-------- COLLECTED MATERIAL

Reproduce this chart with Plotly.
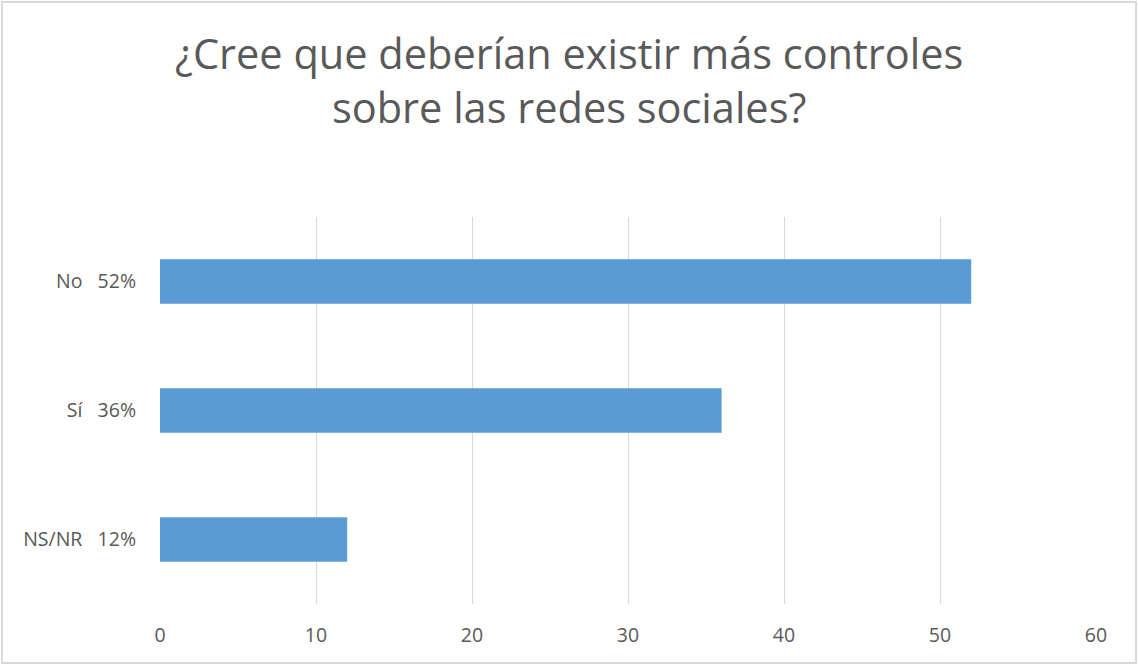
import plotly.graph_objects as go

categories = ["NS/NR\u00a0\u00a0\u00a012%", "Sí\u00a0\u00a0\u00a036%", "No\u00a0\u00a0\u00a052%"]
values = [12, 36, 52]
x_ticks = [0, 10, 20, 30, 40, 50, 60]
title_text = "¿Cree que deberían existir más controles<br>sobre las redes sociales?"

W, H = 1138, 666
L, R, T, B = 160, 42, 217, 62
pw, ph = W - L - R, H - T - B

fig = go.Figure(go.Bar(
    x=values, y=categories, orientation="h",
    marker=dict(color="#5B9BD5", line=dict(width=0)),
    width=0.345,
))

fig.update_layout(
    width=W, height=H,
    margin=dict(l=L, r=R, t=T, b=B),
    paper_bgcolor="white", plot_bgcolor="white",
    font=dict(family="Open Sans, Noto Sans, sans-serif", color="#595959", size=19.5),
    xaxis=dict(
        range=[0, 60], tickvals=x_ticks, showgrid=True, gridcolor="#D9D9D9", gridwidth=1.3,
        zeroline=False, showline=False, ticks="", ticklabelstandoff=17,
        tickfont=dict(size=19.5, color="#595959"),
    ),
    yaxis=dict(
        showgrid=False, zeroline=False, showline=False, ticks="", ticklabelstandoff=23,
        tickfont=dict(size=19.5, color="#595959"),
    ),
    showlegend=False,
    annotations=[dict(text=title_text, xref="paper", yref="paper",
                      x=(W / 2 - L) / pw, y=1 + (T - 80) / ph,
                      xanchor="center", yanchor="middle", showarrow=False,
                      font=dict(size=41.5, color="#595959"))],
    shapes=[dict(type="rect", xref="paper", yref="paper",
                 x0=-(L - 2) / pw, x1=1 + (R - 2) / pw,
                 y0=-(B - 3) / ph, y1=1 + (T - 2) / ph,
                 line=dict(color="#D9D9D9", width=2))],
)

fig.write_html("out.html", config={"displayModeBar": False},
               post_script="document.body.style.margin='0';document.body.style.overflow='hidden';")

----------------

Everything from the first line to the line with "pw, ph = W - L - R, H - T - B" must be repeated exactly, and nothing else. Leave the pictures out.

**COMPLETED EXERCISE**.
Reproduce this chart with Plotly.
import plotly.graph_objects as go

categories = ["NS/NR\u00a0\u00a0\u00a012%", "Sí\u00a0\u00a0\u00a036%", "No\u00a0\u00a0\u00a052%"]
values = [12, 36, 52]
x_ticks = [0, 10, 20, 30, 40, 50, 60]
title_text = "¿Cree que deberían existir más controles<br>sobre las redes sociales?"

W, H = 1138, 666
L, R, T, B = 160, 42, 217, 62
pw, ph = W - L - R, H - T - B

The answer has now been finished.